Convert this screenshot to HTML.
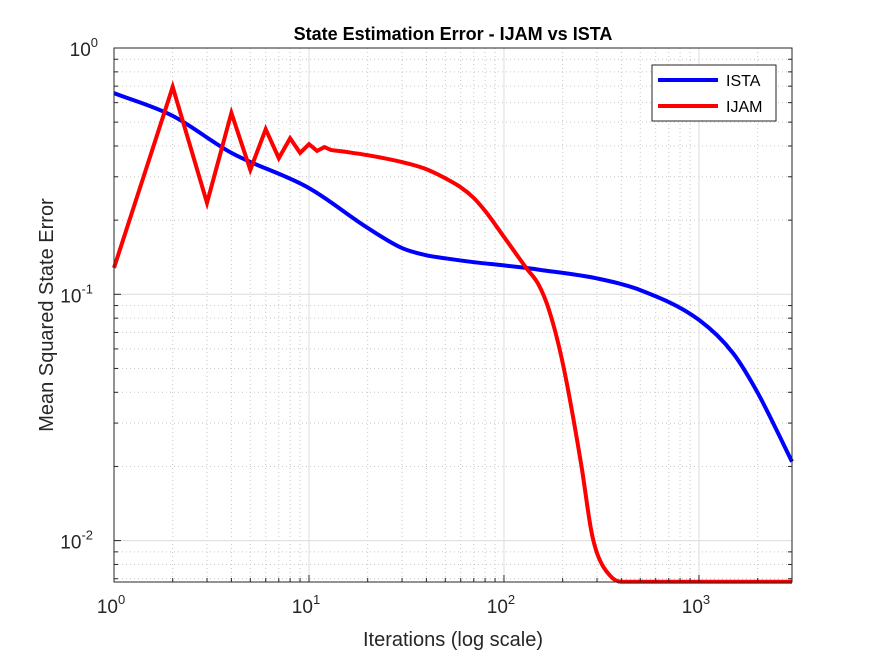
<!DOCTYPE html>
<html><head><meta charset="utf-8"><style>
body{margin:0;background:#fff;}
svg text{font-family:"Liberation Sans",Arial,sans-serif;}
</style></head><body>
<svg id="chart" width="875" height="656" viewBox="0 0 875 656" xmlns="http://www.w3.org/2000/svg">
<rect width="875" height="656" fill="#fff"/>
<g id="grid"></g>
<g id="lines"></g>
<g id="axes"></g>
<text x="453" y="40" text-anchor="middle" font-size="18" font-weight="bold" fill="#000">State Estimation Error - IJAM vs ISTA</text>
<text x="453" y="646" text-anchor="middle" font-size="20" fill="#262626">Iterations (log scale)</text>
<text transform="translate(53,315) rotate(-90)" text-anchor="middle" font-size="20" fill="#262626">Mean Squared State Error</text>
<g>
<rect x="652" y="65" width="124" height="56" fill="#fff" stroke="#262626" stroke-width="1"/>
<line x1="658" y1="80" x2="718" y2="80" stroke="#0000ff" stroke-width="4"/>
<text x="726" y="86" font-size="16" fill="#000">ISTA</text>
<line x1="658" y1="106" x2="718" y2="106" stroke="#ff0000" stroke-width="4"/>
<text x="726" y="112" font-size="16" fill="#000">IJAM</text>
</g>
</svg>
<script>
const istaX=[1,2,4,10,20,30,40,50,70,100,130,150,300,500,1000,1500,2000,3000];
const istaY=[0.656,0.53,0.375,0.27,0.186,0.154,0.144,0.140,0.135,0.131,0.128,0.126,0.116,0.104,0.0787,0.0575,0.0398,0.0209];
const ijamX=[1,2,3,4,5,6,7,8,9,10,11,12,13,15,20,30,40,50,60,70,80,100,130,150,170,200,250,280,300,350,400,3000];
const ijamY=[0.128,0.695,0.235,0.545,0.32,0.468,0.357,0.43,0.375,0.407,0.382,0.396,0.385,0.38,0.367,0.344,0.322,0.296,0.272,0.246,0.218,0.171,0.128,0.11,0.0866,0.0526,0.0199,0.011,0.0089,0.0072,0.0068,0.0068];
const ijamSharpCount=14;
const xTicks=[1,10,100,1000];
const xTickExp=["0","1","2","3"];
const yTicks=[1,0.1,0.01];
const yTickExp=["0","-1","-2"];
const L=114,R=792,T=48,B=582;
const xMin=1,xMax=3000,yMin=0.00679,yMax=1;
const ns="http://www.w3.org/2000/svg";
function X(v){return L+(Math.log10(v)-Math.log10(xMin))/(Math.log10(xMax)-Math.log10(xMin))*(R-L);}
function Y(v){return T+(Math.log10(yMax)-Math.log10(v))/(Math.log10(yMax)-Math.log10(yMin))*(B-T);}
function mk(tag,attrs,parent){const e=document.createElementNS(ns,tag);for(const k in attrs)e.setAttribute(k,attrs[k]);parent.appendChild(e);return e;}
const grid=document.getElementById('grid'),axes=document.getElementById('axes'),lines=document.getElementById('lines');
for(let d=0;d<4;d++)for(let m=2;m<10;m++){const v=m*Math.pow(10,d);if(v>xMax)break;
 const g=mk('line',{x1:X(v),x2:X(v),y1:T,y2:B,stroke:'#c8c8c8','stroke-width':1,'stroke-dasharray':'1,3'},grid);
 
 const t=mk('line',{x1:X(v),x2:X(v),y1:B,y2:B-4,stroke:'#262626'},axes);}
for(let d=-3;d<0;d++)for(let m=2;m<10;m++){const v=m*Math.pow(10,d);if(v<yMin)continue;
 const g=mk('line',{x1:L,x2:R,y1:Y(v),y2:Y(v),stroke:'#c8c8c8','stroke-width':1,'stroke-dasharray':'1,3'},grid);
 
 const t=mk('line',{x1:L,x2:L+4,y1:Y(v),y2:Y(v),stroke:'#262626'},axes);
 const t2=mk('line',{x1:R,x2:R-4,y1:Y(v),y2:Y(v),stroke:'#262626'},axes);}
xTicks.forEach((v,i)=>{const g=mk('line',{x1:X(v),x2:X(v),y1:T,y2:B,stroke:'#dcdcdc'},grid);
 
 const t=mk('line',{x1:X(v),x2:X(v),y1:B,y2:B-7,stroke:'#262626'},axes);
 const tx=mk('text',{x:X(v)-3,y:B+31,'text-anchor':'middle','font-size':19,fill:'#262626'},axes);
 
 tx.textContent='10';const s=mk('tspan',{dy:-9,'font-size':13},tx);s.textContent=xTickExp[i];});
yTicks.forEach((v,i)=>{const g=mk('line',{x1:L,x2:R,y1:Y(v),y2:Y(v),stroke:'#dcdcdc'},grid);
 
 const t=mk('line',{x1:L,x2:L+7,y1:Y(v),y2:Y(v),stroke:'#262626'},axes);
 const tx=mk('text',{x:L-8-(yTickExp[i].length>1?13:8),y:Y(v)+8,'text-anchor':'end','font-size':19,fill:'#262626'},axes);
 
 tx.textContent='10';const s=mk('tspan',{dy:-9,'font-size':13},tx);s.textContent=yTickExp[i];});
const frame=mk('rect',{x:L,y:T,width:R-L,height:B-T,fill:'none',stroke:'#262626','stroke-width':1},axes);

function smoothSeg(px,py,start){const n=px.length;
 const dl=[],m=[];for(let i=0;i<n-1;i++)dl.push((py[i+1]-py[i])/(px[i+1]-px[i]));
 m[0]=dl[0];m[n-1]=dl[n-2];
 for(let i=1;i<n-1;i++){m[i]=(dl[i-1]*dl[i]<=0)?0:(dl[i-1]+dl[i])/2;}
 for(let i=0;i<n-1;i++){if(dl[i]===0){m[i]=0;m[i+1]=0;continue;}const a=m[i]/dl[i],b=m[i+1]/dl[i],s=a*a+b*b;if(s>9){const t=3/Math.sqrt(s);m[i]=t*a*dl[i];m[i+1]=t*b*dl[i];}}
 let d=start?('M'+px[0].toFixed(1)+','+py[0].toFixed(1)):'';
 for(let i=0;i<n-1;i++){const h=px[i+1]-px[i];
  d+='C'+(px[i]+h/3).toFixed(1)+','+(py[i]+m[i]*h/3).toFixed(1)+' '+(px[i+1]-h/3).toFixed(1)+','+(py[i+1]-m[i+1]*h/3).toFixed(1)+' '+px[i+1].toFixed(1)+','+py[i+1].toFixed(1);}
 return d;}
function buildPath(xs,ys,sharp){const px=xs.map(X),py=ys.map(Y);let d='';
 if(sharp>1){for(let i=0;i<sharp;i++)d+=(i?'L':'M')+px[i].toFixed(1)+','+py[i].toFixed(1);
  d+=smoothSeg(px.slice(sharp-1),py.slice(sharp-1),false);}
 else d=smoothSeg(px,py,true);
 return d;}
function path(xs,ys,sharp,col,name){
 const p=mk('path',{d:buildPath(xs,ys,sharp),fill:'none',stroke:col,'stroke-width':4,'stroke-linejoin':'miter'},lines);
 }
path(istaX,istaY,0,'#0000ff','ista-line');
path(ijamX,ijamY,ijamSharpCount,'#ff0000','ijam-line');
</script>
</body></html>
========================================================================
=== Given problem ===
Go through the material above and print all of it exactly, except the pictures.

=== In response ===
Convert this screenshot to HTML.
<!DOCTYPE html>
<html><head><meta charset="utf-8"><style>
body{margin:0;background:#fff;}
svg text{font-family:"Liberation Sans",Arial,sans-serif;}
</style></head><body>
<svg id="chart" width="875" height="656" viewBox="0 0 875 656" xmlns="http://www.w3.org/2000/svg">
<rect width="875" height="656" fill="#fff"/>
<g id="grid"></g>
<g id="lines"></g>
<g id="axes"></g>
<text x="453" y="40" text-anchor="middle" font-size="18" font-weight="bold" fill="#000">State Estimation Error - IJAM vs ISTA</text>
<text x="453" y="646" text-anchor="middle" font-size="20" fill="#262626">Iterations (log scale)</text>
<text transform="translate(53,315) rotate(-90)" text-anchor="middle" font-size="20" fill="#262626">Mean Squared State Error</text>
<g>
<rect x="652" y="65" width="124" height="56" fill="#fff" stroke="#262626" stroke-width="1"/>
<line x1="658" y1="80" x2="718" y2="80" stroke="#0000ff" stroke-width="4"/>
<text x="726" y="86" font-size="16" fill="#000">ISTA</text>
<line x1="658" y1="106" x2="718" y2="106" stroke="#ff0000" stroke-width="4"/>
<text x="726" y="112" font-size="16" fill="#000">IJAM</text>
</g>
</svg>
<script>
const istaX=[1,2,4,10,20,30,40,50,70,100,130,150,300,500,1000,1500,2000,3000];
const istaY=[0.656,0.53,0.375,0.27,0.186,0.154,0.144,0.140,0.135,0.131,0.128,0.126,0.116,0.104,0.0787,0.0575,0.0398,0.0209];
const ijamX=[1,2,3,4,5,6,7,8,9,10,11,12,13,15,20,30,40,50,60,70,80,100,130,150,170,200,250,280,300,350,400,3000];
const ijamY=[0.128,0.695,0.235,0.545,0.32,0.468,0.357,0.43,0.375,0.407,0.382,0.396,0.385,0.38,0.367,0.344,0.322,0.296,0.272,0.246,0.218,0.171,0.128,0.11,0.0866,0.0526,0.0199,0.011,0.0089,0.0072,0.0068,0.0068];
const ijamSharpCount=14;
const xTicks=[1,10,100,1000];
const xTickExp=["0","1","2","3"];
const yTicks=[1,0.1,0.01];
const yTickExp=["0","-1","-2"];
const L=114,R=792,T=48,B=582;
const xMin=1,xMax=3000,yMin=0.00679,yMax=1;
const ns="http://www.w3.org/2000/svg";
function X(v){return L+(Math.log10(v)-Math.log10(xMin))/(Math.log10(xMax)-Math.log10(xMin))*(R-L);}
function Y(v){return T+(Math.log10(yMax)-Math.log10(v))/(Math.log10(yMax)-Math.log10(yMin))*(B-T);}
function mk(tag,attrs,parent){const e=document.createElementNS(ns,tag);for(const k in attrs)e.setAttribute(k,attrs[k]);parent.appendChild(e);return e;}
const grid=document.getElementById('grid'),axes=document.getElementById('axes'),lines=document.getElementById('lines');
for(let d=0;d<4;d++)for(let m=2;m<10;m++){const v=m*Math.pow(10,d);if(v>xMax)break;
 const g=mk('line',{x1:X(v),x2:X(v),y1:T,y2:B,stroke:'#c8c8c8','stroke-width':1,'stroke-dasharray':'1,3'},grid);
 
 const t=mk('line',{x1:X(v),x2:X(v),y1:B,y2:B-4,stroke:'#262626'},axes);}
for(let d=-3;d<0;d++)for(let m=2;m<10;m++){const v=m*Math.pow(10,d);if(v<yMin)continue;
 const g=mk('line',{x1:L,x2:R,y1:Y(v),y2:Y(v),stroke:'#c8c8c8','stroke-width':1,'stroke-dasharray':'1,3'},grid);
 
 const t=mk('line',{x1:L,x2:L+4,y1:Y(v),y2:Y(v),stroke:'#262626'},axes);
 const t2=mk('line',{x1:R,x2:R-4,y1:Y(v),y2:Y(v),stroke:'#262626'},axes);}
xTicks.forEach((v,i)=>{const g=mk('line',{x1:X(v),x2:X(v),y1:T,y2:B,stroke:'#dcdcdc'},grid);
 
 const t=mk('line',{x1:X(v),x2:X(v),y1:B,y2:B-7,stroke:'#262626'},axes);
 const tx=mk('text',{x:X(v)-3,y:B+31,'text-anchor':'middle','font-size':19,fill:'#262626'},axes);
 
 tx.textContent='10';const s=mk('tspan',{dy:-9,'font-size':13},tx);s.textContent=xTickExp[i];});
yTicks.forEach((v,i)=>{const g=mk('line',{x1:L,x2:R,y1:Y(v),y2:Y(v),stroke:'#dcdcdc'},grid);
 
 const t=mk('line',{x1:L,x2:L+7,y1:Y(v),y2:Y(v),stroke:'#262626'},axes);
 const tx=mk('text',{x:L-8-(yTickExp[i].length>1?13:8),y:Y(v)+8,'text-anchor':'end','font-size':19,fill:'#262626'},axes);
 
 tx.textContent='10';const s=mk('tspan',{dy:-9,'font-size':13},tx);s.textContent=yTickExp[i];});
const frame=mk('rect',{x:L,y:T,width:R-L,height:B-T,fill:'none',stroke:'#262626','stroke-width':1},axes);

function smoothSeg(px,py,start){const n=px.length;
 const dl=[],m=[];for(let i=0;i<n-1;i++)dl.push((py[i+1]-py[i])/(px[i+1]-px[i]));
 m[0]=dl[0];m[n-1]=dl[n-2];
 for(let i=1;i<n-1;i++){m[i]=(dl[i-1]*dl[i]<=0)?0:(dl[i-1]+dl[i])/2;}
 for(let i=0;i<n-1;i++){if(dl[i]===0){m[i]=0;m[i+1]=0;continue;}const a=m[i]/dl[i],b=m[i+1]/dl[i],s=a*a+b*b;if(s>9){const t=3/Math.sqrt(s);m[i]=t*a*dl[i];m[i+1]=t*b*dl[i];}}
 let d=start?('M'+px[0].toFixed(1)+','+py[0].toFixed(1)):'';
 for(let i=0;i<n-1;i++){const h=px[i+1]-px[i];
  d+='C'+(px[i]+h/3).toFixed(1)+','+(py[i]+m[i]*h/3).toFixed(1)+' '+(px[i+1]-h/3).toFixed(1)+','+(py[i+1]-m[i+1]*h/3).toFixed(1)+' '+px[i+1].toFixed(1)+','+py[i+1].toFixed(1);}
 return d;}
function buildPath(xs,ys,sharp){const px=xs.map(X),py=ys.map(Y);let d='';
 if(sharp>1){for(let i=0;i<sharp;i++)d+=(i?'L':'M')+px[i].toFixed(1)+','+py[i].toFixed(1);
  d+=smoothSeg(px.slice(sharp-1),py.slice(sharp-1),false);}
 else d=smoothSeg(px,py,true);
 return d;}
function path(xs,ys,sharp,col,name){
 const p=mk('path',{d:buildPath(xs,ys,sharp),fill:'none',stroke:col,'stroke-width':4,'stroke-linejoin':'miter'},lines);
 }
path(istaX,istaY,0,'#0000ff','ista-line');
path(ijamX,ijamY,ijamSharpCount,'#ff0000','ijam-line');
</script>
</body></html>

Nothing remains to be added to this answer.